Back to Soccer Models
Soccer Totals

Soccer Totals Model

Over/Under goal predictions for EPL matches using expected goals (xG) analytics and Poisson distribution modeling.

Methodology

The Soccer Totals model projects expected goals for each team using xG-based attack and defense ratings, then applies Poisson distribution to calculate precise probabilities for each total line.

// Projection Approach
Expected goals calculated for each team
Based on attack vs defense matchup ratings
Factors:
• Team attack and defense strength
• Home field advantage
• Recent form weighting
Output:
Probabilities for each total line via Poisson

Rating Metrics

  • • Attack Rating: xG For relative to league
  • • Defense Rating: xG Against relative to league
  • • EPL Average: ~1.35 xG per team
  • • Total Average: ~2.7 goals per match

Confidence Tiers

  • • MAX (2.0u): Highest EV picks
  • • STRONG (1.5u): Strong EV picks
  • • STANDARD (1.0u): Solid EV picks
  • • All picks must meet minimum thresholds

Key Factors

xG Attack Rating

Measures offensive quality based on expected goals created. Top teams like Man City average 2.0+ xG per match.

xG Defense Rating

Measures defensive quality based on expected goals conceded. Values below 1.0 indicate better-than-average defense.

Home Field Advantage

EPL home teams average ~10% higher xG than away. This factor adjusts projections for venue.

Time Weighting

Recent matches weighted more heavily. Last 5 and last 10 game windows capture current form.

Lines Analyzed

1.5
Low-scoring matches
~75% hit rate Over
2.5
Most popular line
~52% hit rate Over
3.5
High-scoring matches
~28% hit rate Over
4.5
Shootout potential
~12% hit rate Over

The model evaluates all lines and selects the one with highest expected value for each match.
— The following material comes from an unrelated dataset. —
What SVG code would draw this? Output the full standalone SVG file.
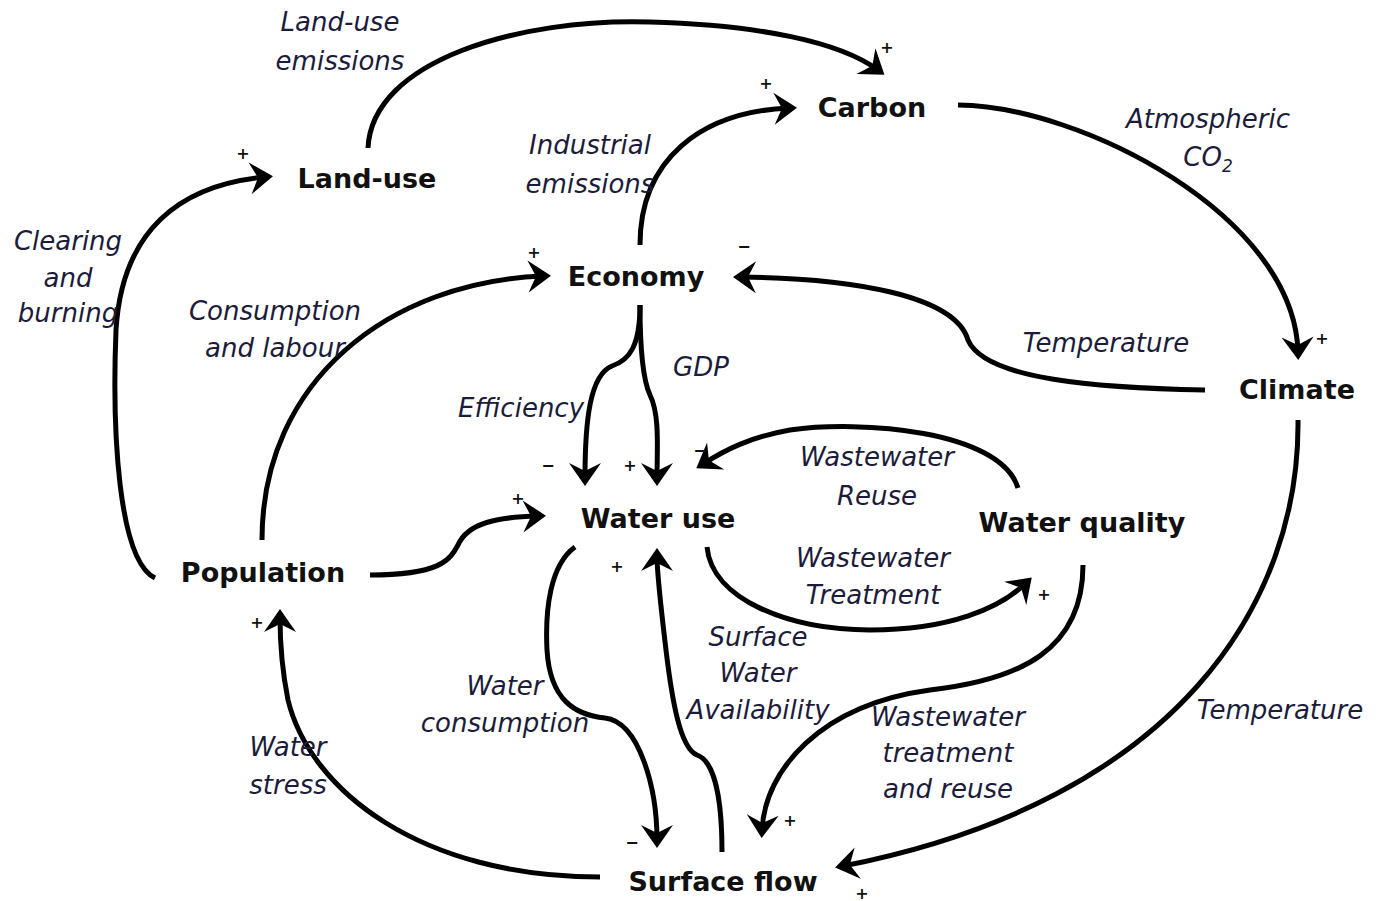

Frequently Asked Questions

Expected goals (xG) measures the quality of a shot based on historical data - the likelihood that a shot from a given position with specific characteristics will result in a goal. We use xG instead of actual goals because it provides a more stable and predictive signal. A team might score 4 goals from 1.2 xG one week (lucky) and 0 goals from 2.5 xG the next (unlucky). xG smooths this variance.
We use Poisson distribution modeling. First, we calculate expected goals for each team based on their attack rating vs opponent defense rating. These expected values (lambda) feed into Poisson PMFs to calculate the probability of each scoreline (0-0, 1-0, 1-1, etc.). We sum relevant scorelines to get over/under probabilities for each line (1.5, 2.5, 3.5, 4.5).
Ratings are derived from xG data, measuring how a team performs relative to league average. Values above 1.0 indicate above-average performance. We weight recent matches more heavily and apply regression to handle small sample sizes early in the season.
Different lines offer different value. Over 2.5 might be overpriced while Over 3.5 offers edge in the same match. By analyzing all common lines, we find the best risk/reward opportunity. The model selects the line with the highest expected value (EV) for each match.
Edge represents the expected value (EV) of the bet. It's calculated as: (Model Probability × Decimal Odds) - 1. An edge of 5% means for every $100 wagered, you expect to profit $5 on average. Only positive EV plays are surfaced as picks.
Confidence tiers (MAX, STRONG, STANDARD) are based on expected value thresholds. Higher EV picks are assigned to higher tiers and warrant larger unit sizing. Only picks meeting our minimum EV requirements are surfaced.
Picks are generated in the morning on match days UK time, ensuring we have the latest odds and team news. Picks lock before kickoff to capture closing line value.
CLV measures how much the line moved toward your position after you locked. If you took Over 2.5 at -110 and it closed at -130, you captured CLV - indicating the market agreed with your position. Consistent positive CLV is the strongest predictor of long-term profitability.
The English Premier League has the deepest betting markets, tightest odds, and most comprehensive data coverage. Market efficiency means our edges are real rather than artifacts of thin markets. We plan to expand to other top leagues (La Liga, Bundesliga, Serie A) in future updates.
Early in the season, we have limited current-season data. The model uses a blend of previous season ratings with regression toward league average. As more matches are played, current-season data gradually takes over. This prevents overreaction to small samples while still capturing genuine changes.